2019 wildfire in Washington, United States

The Left Hand Fire was a wildfire that burned in the Okanogan Wenatchee National Forest, 17 miles northwest of Naches, in the state of Washington in the United States. The fire, which started July 23, 2019, was caused by a lightning strike. As of September 3, the fire had burned 3406 acre and was 92 percent contained.

==Fire==

The Left Hand Fire was reported around midnight on July 23, 2019, burning approximately 17 miles northeast of Naches, Washington in the Okanogan Wenatchee National Forest. Firefighters immediately deployed to the fire, which is burning on the side of a steep, rocky drainage with no interior roads leading to it. After hiking to the location, the firefighters had success controlling the fire, until burning material rolled down the slope and crossed containment lines, spreading the fire. Within two days, the fire had grown, due to large amounts of dry fuels, including grass, brush and trees. The fire also grew rapidly due to dry conditions and strong winds.

On July 25, mandatory evacuations were put in place for six homes and other structures near the fire and evacuation warnings were put in place for 250 homes on State Route 410. While the highway remained open, smoke from the fire impacted visibility. Two days later, national forest roads began to be closed to public traffic and sixteen more homes, along Rock Creek were evacuated. Smoke from the fire was visible from Cliffdell and Yakima.

The Left Hand Fire had doubled in size to 2063 acre by the morning of July 28 due to strong winds and dry conditions. In addition to two road closures in the forest, the Washington Department of Fish and Wildlife closed 5000 acre of the Oak Creek Wildlife Area. The following day, aircraft began making water drops and crews began structural protection efforts on residences. The fire was at 26 percent containment by July 31 due to low levels of fuels in the former burn areas of the 2016 Canteen prescribed fire and 2016 Rock Creek Fire.

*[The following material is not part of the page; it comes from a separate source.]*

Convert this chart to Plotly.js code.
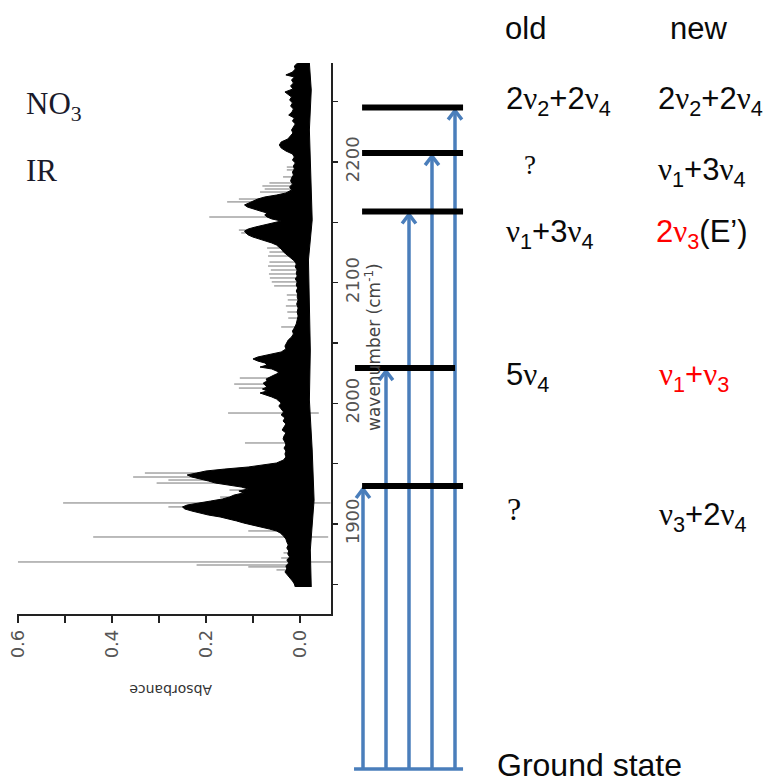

On August 1, mandatory evacuation orders had been lifted and the fire. The fire had burned over 3000 acre and was 45 percent contained. As of September 3, the Left Hand Fire had burned 3406 acre and was 93 percent contained.

==Impact==

The Left Hand Fire led to road closures in the National Forest and mandatory evacuations of 22 residences along State Route 410. The Washington Department of Fish and Wildlife also closed 5000 acre of the Oak Creek Wildlife Area to the public.